Ein bisschen Advent- und Krippenstress hat die Nelly schon, aber auf eine bekömmliche Weise: "Das Schöne is, das ma mochen kaun, wos ma möcht!" Viel fort käme sie nicht, meint Frau Amon, aber am Wochenende ist eine in Linz lebende Tochter im Haus, die anscheinend in die Fußstapfen der Mutter tritt. Eine gestickte Krippe aus deren Hand ist der Beweis dafür. Und der Nachbar, Herr Putz, schneidet ihre auf Holz gemalten Trommelweiber mit der Laubsäge aus, und eine ehemalige Schulkollegin mit Tochter kommt zur Jause, und eine Katze ist der Nelly zugelaufen und fühlt sich als zweite bei der Hauskatze sehr wohl.

Eine andere Tochter wohnt im Nebenhaus und vertreibt Nellys Ausseer Ausschneidekrippen im Schuhgeschäft. Was das schon

wieder ist? Auch so ein Wunder! Auf dem Flohmarkt hat sie handgefertigte Papierfiguren gefunden. Nach diesem Vorbild hat sie selbst welche gezeichnet und bemalt, denn in ihrem Krippenbuch hat

sie nachgelesen, dass ihr Modell aus der Barockzeit stammen könnte, und die Paula Grogger beschreibt im "Grimmingtor" auch so eine Ausschneidekrippe, die ins Fenster auf Moos gestellt worden ist.

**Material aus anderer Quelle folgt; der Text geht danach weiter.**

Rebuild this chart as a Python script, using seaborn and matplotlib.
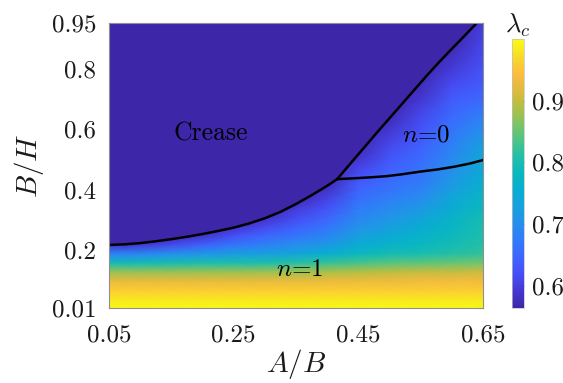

Bei der Verabschiedung wäre ich fast über einen alten beschlagenen Reisekoffer im Vorzimmer gestolpert. Und das war Nellys versenkbare Ausseer Weihnachtskrippe, die sich vor den staunenden Augen der Berichterstatterin auftat. Bereit zum Abholen für die Krippenschau im Kammerhof, dem bedeutenden Baudenkmal der Spätgotik und Renaissance. Dort kann man auch die Papierkrippen von Nelly Amon in Form von Ausschneidebogen erstehen, fern von Prunk, Pracht und Kostspieligkeit, doch zu Ehren der Geburt des Jesukindes. Alle sind da: Der Hirterbub hat ein Gamsröckerl an, der alte Hirte trägt seine Gaben im "Woadsack", Maria im Blaudruckkittel und Josef mit Langrock und Scheibenhut stehen im Zentrum. Kolorierter Druck, den sich jeder leisten kann.

Und die Nelly Amon wünscht sich, dass uns ihre Krippe den Sinn von Weihnachten auch in der heutigen Zeit näher bringen möge.

Krippenschau im Kammerhofmuseum Bad Aussee: Bis 6. 1. 2003, Samstag u. Sonntag 10 bis 12 und 15 bis 18, Dienstag, 24. 12. und Mittwoch 25. 12. von 14 bis 16 Uhr, Montag, 6. 1. 03, 10 bis 12 und 14 bis 16 Uhr.

Das Altausseer Herberg-Spiel findet am

22. 12. 2002 ab 18 Uhr im Kurpark Altaussee statt.